Find the lines with the string "code" and return them.

__The data__:
+ + + +

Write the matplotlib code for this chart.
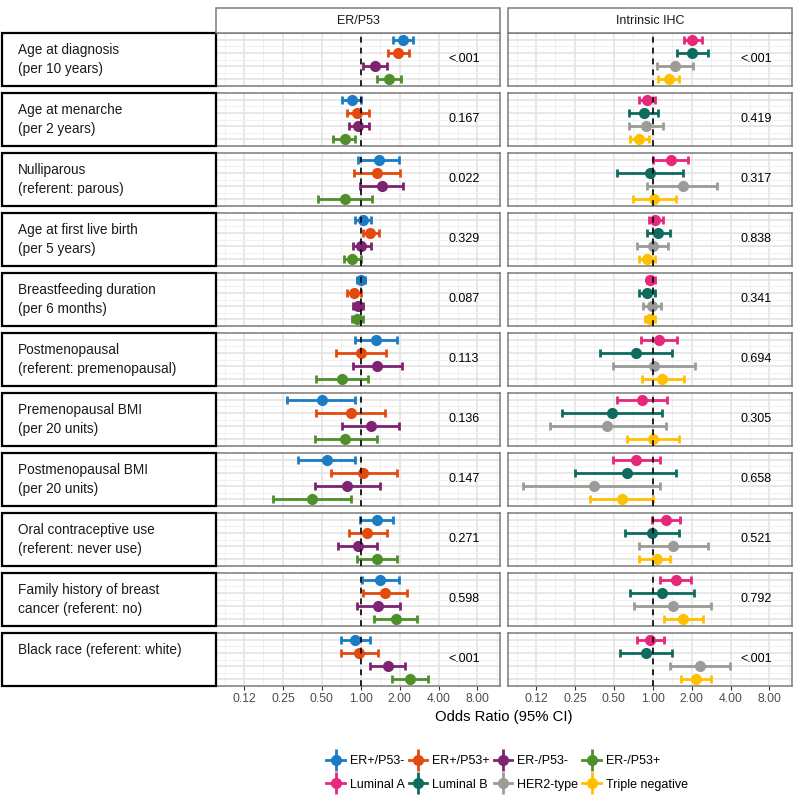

+ + + +

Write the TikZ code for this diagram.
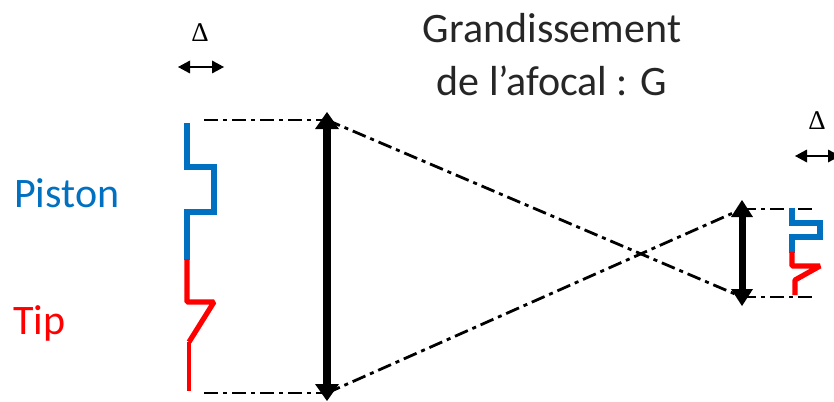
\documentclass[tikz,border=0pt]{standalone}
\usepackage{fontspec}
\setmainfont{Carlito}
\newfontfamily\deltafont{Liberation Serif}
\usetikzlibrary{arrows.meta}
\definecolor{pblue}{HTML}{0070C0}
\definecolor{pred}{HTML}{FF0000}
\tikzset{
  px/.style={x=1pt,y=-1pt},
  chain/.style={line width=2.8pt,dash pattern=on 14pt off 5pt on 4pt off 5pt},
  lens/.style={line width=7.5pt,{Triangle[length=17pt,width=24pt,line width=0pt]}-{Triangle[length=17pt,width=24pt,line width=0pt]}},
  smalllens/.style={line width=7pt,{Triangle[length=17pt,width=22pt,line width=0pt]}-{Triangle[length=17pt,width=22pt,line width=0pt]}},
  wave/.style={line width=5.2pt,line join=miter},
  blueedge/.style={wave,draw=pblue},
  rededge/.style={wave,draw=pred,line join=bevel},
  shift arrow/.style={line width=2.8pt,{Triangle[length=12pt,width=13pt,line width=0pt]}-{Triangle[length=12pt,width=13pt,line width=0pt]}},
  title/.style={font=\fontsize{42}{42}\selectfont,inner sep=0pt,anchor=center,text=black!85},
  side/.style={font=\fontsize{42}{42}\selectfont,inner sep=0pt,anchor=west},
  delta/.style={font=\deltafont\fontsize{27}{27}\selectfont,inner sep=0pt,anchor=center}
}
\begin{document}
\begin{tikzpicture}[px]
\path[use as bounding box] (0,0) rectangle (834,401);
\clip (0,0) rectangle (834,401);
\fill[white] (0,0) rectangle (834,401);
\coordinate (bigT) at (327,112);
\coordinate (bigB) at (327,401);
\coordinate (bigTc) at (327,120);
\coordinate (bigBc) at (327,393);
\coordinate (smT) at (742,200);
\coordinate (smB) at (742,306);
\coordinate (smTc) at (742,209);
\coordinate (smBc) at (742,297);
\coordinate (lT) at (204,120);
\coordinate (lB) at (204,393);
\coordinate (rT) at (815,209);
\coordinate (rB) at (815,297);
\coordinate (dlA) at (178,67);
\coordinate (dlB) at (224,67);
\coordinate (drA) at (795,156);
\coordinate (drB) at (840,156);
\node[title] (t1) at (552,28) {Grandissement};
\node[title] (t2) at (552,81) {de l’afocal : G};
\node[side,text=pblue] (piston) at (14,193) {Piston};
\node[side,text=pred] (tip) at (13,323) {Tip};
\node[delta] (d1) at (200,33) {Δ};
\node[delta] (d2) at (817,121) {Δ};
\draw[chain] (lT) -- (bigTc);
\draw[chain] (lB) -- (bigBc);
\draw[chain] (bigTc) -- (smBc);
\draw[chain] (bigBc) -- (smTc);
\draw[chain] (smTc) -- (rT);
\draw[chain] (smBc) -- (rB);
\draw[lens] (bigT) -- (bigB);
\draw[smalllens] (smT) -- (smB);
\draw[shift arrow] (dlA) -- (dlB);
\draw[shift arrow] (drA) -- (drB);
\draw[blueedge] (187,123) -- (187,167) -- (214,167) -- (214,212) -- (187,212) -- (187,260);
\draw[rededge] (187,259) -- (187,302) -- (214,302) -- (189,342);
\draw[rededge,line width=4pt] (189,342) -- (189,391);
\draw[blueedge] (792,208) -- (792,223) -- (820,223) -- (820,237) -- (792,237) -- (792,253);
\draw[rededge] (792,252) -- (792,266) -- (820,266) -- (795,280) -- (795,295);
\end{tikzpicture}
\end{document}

+ + + +

__Response__:
Write the matplotlib code for this chart.
Write the TikZ code for this diagram.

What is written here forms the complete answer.